Paper No. 173-3
Presentation Time: 8:30 AM
THE NORTHERN CALCAREOUS ALPS AND ALFRED FISCHER’S CONTRIBUTIONS TO CARBONATE SEDIMENTOLOGY
GARRISON, Robert E., Department of Ocean Sciences, University of California, Santa Cruz, 1156 High Street, Santa Cruz, CA 95064
Extending from the suburbs of Vienna to the Swiss border, the Northern Calcareous Alps (NCA) consist largely of Mesozoic carbonate rocks varying from platform complexes to deep-water pelagic limestones. Having lived as a child with his German-American parents for a time in the midst of these rocks near Berchtesgaden, Al Fischer returned to this area in the late 1950s to conduct research on both the shallow- and deep-water facies. Using his paleontological expertise and inspired by his earlier meticulous research on the Permian Reef Complex in the SW U.S., Fischer applied similar exacting methods to the Triassic platform carbonates in the Lofer Steinberge and other nearby sites in central Austria. He identified numerous lagoonal cyclothems that he interpreted as records of astronomically moderated eustatic fluctuations. A key discovery was the recognition of a thin dessication facies at the base of the the individual cyclothems marking brief intervals of low sealevels and seafloor emergence. Integrating his estimates of the lengths of the cyclothems, their possible connection to the obliquity cycle, and his calculation of the magnitude of tectonic subsidence, he created a methodology that would be utilized by others and that he would refine in his future research.

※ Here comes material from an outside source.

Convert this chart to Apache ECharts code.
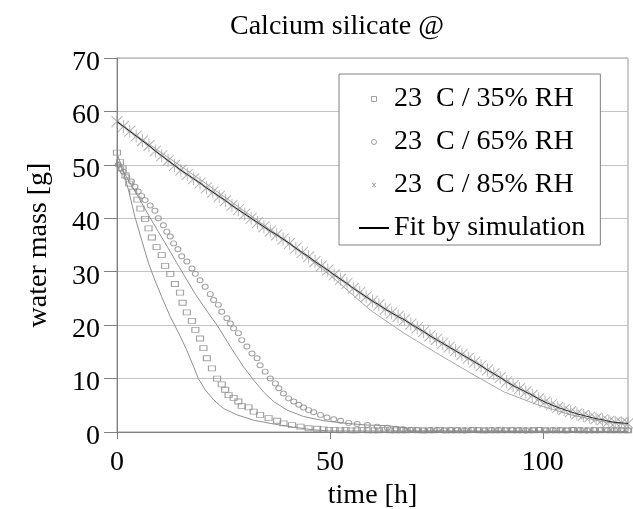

Likewise, employing novel electron microscopic methods, his work identified widespread coccolith-rich Jurassic-Cretacous pelagic limestones, solidifiying the interpretation of their deep-water origin during seafloor spreading and rapid subsidence. Using petrographic studies of both NCA pelagic limestones and Holocene cemented slabs dredged from the modern seafloor, he showed that this sediment-starved environment in the NCA generated numerous hardgronds, products of condensed sedimentation and early diagenetic carbonate cementation at the sediment-water interface.
This focus on pelagic sediments led him to participate on two early DSDP cruises that shed light on the origins of both the Atlantic and Pacific Oceans. The Alpine research was also the springboard for his later groundbreaking work on paleoenvironmental patterns and cyclostratigraphy in other carbonate sections in Italy and elsewhere. It established his modus operandi of precise studies at all scales and guided his creative research on fundamental questions of the Earth’s past.